States sue NCAA over transfer rule
Seven state attorneys general announced they filed a lawsuit Thursday against the National Collegiate Athletic Association (NCAA) challenging the association’s limits on college athletes’ transfers.
In the lawsuit, the coalition claims that the association’s Transfer Eligibility Rule is illegal and restrains college athletes’ ability to market their labor and education choices.
State attorneys general in Ohio, West Virginia, Colorado, Illinois, Tennessee, New York and North Carolina filed the lawsuit.
The coalition referred to the NCAA’s implemented transfer rules as “a no-poach agreement between horizontal competitor member schools that serves to allocate the market for the labor of NCAA Division I college athletes.”
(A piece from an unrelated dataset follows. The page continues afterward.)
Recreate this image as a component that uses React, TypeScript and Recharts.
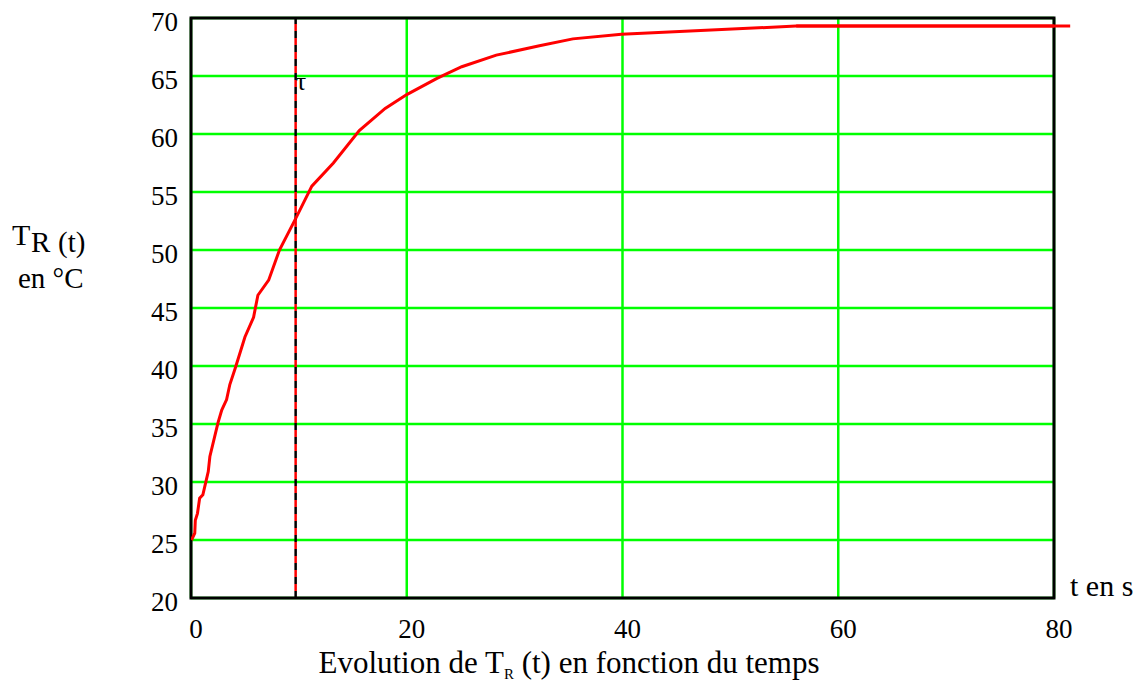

“The Transfer Eligibility Rule artificially deters players and teams from achieving optimal matches by forcing college athletes to weigh the one-year ineligibility period against the benefits of moving to a better matched school,” according to the lawsuit. “It is ironic that this rule, stylized as promoting the welfare of college athletes, strips them of the agency and opportunity to optimize their own welfare as they see fit.”
The coalition also alleged in their lawsuit that the association’s transfer rule violated Section 1 of the Sherman Act, noting how the NCAA and its officials and employees entered an illegal agreement “to restrain and suppress” college athletes who want to transfer to other Division I school with losing their eligibility to compete.
“Division I college athletes have been deprived of the benefits of free and open competition because of the Transfer Eligibility Rule,” according to the lawsuit. “Furthermore, college athletes forced to wait a year prior to eligibility after transferring are deprived of the benefits that come from competition in NCAA Division I athletic events, harming these college athletes’ current and future earning potentials.”
The lawsuits come on the heels of the association’s recent decision to deny transfer waivers to a number of athletes in the past year. These include West Virginia University men’s basketball player RaeQuan Battle, Southern Illinois University men’s basketball player Jarrett Hensley, and University of North Carolina wide receiver Devontez “Tez” Walker.
“Real issues are at stake here for the citizens of West Virginia, and they implicate my duties as the state’s chief antitrust officer,” West Virginia Attorney General Patrick Morrisey (R) said in a statement. “The NCAA also failed to recognize the underlying issues involving RaeQuan and many other student athletes in similar situations—there’s no reason for the NCAA to deny this young man the ability to play the sport he loves and that helps him with his mental health.”
The coalition seeks a temporary restraining order or preliminary injunction on the association enforcing this rule.